Shreve (Sea Glass, 2002, etc.) daringly makes the bad guy her narrator in a creepy tale of relentless love.
Nicholas Van Tassel may not seem so awful at first, as he describes the hotel fire in the winter of 1899 that introduced him to Etna Bliss. We quickly see that this 30-year-old English professor at Thrupp College in New Hampshire is pompous, ambitious, and something of a hypocrite, as well as a minor plagiarist, but we’re inclined to sympathy thanks to Nicholas’s immediate passion for Etna. Her mother has recently died, she’s living temporarily with her uncle, and the future seems to promise little more to this regal and mysterious woman than life as an unpaid governess to her sister’s children. Unless she marries Nicholas, that is, who isn’t above pressing his suit on those grounds. She accepts, making sure he knows that “I don’t think that I could . . . love you . . . in the way that a wife must love a husband.” (Their sex life, in fact, proves a disaster.) We already know through Nicholas’s framing narration, from September 1933, that this marriage has turned out badly—but the story’s central section, from fall 1914 through spring 1915, reveals just how badly—and just how far Nicholas is prepared to go to assert his desires.

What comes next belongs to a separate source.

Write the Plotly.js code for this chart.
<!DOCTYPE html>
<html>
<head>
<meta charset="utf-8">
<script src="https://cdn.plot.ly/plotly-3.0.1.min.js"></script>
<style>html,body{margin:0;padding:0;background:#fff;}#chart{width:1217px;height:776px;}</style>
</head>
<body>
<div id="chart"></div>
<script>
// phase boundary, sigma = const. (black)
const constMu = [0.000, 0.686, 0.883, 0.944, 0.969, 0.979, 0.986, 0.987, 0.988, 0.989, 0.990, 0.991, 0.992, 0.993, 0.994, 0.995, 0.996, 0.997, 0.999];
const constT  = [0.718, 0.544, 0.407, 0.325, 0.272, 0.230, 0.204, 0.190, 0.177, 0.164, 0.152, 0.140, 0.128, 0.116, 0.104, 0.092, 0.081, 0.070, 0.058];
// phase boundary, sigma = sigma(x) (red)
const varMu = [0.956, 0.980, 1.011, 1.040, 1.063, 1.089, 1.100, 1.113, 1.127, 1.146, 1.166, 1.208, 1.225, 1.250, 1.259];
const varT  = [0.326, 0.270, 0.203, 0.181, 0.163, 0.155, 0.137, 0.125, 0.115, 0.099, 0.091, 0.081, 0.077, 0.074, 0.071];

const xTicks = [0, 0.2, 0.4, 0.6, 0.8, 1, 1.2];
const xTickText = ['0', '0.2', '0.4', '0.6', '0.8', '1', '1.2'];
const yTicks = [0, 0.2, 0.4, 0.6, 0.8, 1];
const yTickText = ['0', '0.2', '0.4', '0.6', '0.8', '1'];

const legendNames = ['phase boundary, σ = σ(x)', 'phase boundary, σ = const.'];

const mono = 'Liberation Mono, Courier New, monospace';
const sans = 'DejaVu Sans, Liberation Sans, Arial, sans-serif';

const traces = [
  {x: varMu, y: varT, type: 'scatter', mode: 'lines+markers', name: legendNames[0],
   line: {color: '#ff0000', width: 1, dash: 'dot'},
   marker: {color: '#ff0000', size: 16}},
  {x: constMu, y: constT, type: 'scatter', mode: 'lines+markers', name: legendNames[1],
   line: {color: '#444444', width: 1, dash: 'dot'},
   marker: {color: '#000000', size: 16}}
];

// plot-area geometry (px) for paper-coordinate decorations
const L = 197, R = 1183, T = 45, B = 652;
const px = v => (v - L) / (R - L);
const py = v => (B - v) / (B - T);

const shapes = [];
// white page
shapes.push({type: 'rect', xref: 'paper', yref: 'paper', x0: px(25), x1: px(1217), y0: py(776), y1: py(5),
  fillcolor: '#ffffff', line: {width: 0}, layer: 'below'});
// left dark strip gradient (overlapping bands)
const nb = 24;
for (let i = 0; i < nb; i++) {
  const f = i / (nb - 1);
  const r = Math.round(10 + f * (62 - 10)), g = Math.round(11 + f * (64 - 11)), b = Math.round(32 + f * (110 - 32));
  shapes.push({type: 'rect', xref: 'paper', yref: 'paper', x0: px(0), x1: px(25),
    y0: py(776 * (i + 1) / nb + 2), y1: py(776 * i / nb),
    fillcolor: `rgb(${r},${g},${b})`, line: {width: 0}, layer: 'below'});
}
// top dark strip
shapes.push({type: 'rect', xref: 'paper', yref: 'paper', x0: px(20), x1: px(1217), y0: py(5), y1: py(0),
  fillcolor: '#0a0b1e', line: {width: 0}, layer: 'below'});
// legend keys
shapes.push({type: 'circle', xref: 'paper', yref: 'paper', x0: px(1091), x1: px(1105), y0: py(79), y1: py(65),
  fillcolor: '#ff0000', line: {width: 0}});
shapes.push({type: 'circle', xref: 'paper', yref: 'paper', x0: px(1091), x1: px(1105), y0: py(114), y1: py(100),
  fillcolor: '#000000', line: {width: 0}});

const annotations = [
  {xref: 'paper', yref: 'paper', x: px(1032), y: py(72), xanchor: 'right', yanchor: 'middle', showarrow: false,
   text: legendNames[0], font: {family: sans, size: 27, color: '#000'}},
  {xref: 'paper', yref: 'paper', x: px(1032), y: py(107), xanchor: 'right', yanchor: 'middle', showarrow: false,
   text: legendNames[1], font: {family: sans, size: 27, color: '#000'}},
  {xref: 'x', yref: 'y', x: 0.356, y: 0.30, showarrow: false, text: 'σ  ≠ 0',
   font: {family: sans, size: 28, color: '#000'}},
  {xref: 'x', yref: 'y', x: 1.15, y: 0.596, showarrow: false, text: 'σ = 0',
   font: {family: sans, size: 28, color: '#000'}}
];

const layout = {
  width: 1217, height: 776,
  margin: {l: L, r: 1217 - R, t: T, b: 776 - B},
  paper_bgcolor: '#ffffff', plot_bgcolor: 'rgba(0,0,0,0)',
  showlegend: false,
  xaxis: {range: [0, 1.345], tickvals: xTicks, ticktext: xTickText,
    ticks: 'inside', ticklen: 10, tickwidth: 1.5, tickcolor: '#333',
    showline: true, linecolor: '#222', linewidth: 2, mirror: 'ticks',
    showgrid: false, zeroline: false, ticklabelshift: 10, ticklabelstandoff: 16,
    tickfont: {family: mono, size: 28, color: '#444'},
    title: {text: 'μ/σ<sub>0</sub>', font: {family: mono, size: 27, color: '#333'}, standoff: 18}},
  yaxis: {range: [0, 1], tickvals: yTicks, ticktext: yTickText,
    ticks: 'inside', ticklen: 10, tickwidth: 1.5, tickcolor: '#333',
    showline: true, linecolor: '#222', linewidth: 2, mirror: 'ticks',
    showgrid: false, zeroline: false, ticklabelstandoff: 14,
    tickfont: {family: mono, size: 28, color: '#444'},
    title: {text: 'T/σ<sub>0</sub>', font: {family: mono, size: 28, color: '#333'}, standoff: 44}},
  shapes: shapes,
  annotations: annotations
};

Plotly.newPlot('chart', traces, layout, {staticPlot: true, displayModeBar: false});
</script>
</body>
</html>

As he campaigns to be named dean of Thrupp’s faculty, he learns that Etna has a secret independent life. It’s entirely innocent, but that doesn’t stem Nicholas’s rage, especially when he learns that his wife had a lover before they were married. Shreve lets her narrator damn himself by his own sanctimonious words as he stoops to Jew-baiting, marital rape, and persuading his teenaged daughter to tell a catastrophic lie—all to further his ambitions, which, it becomes increasingly plain, are not just selfish but scarily obsessive. Still, since Nicholas is our window into the events, we feel his humanity even as he performs a series of despicable acts.
Full-bodied storytelling with an unflinching moral backbone: one of Shreve’s best.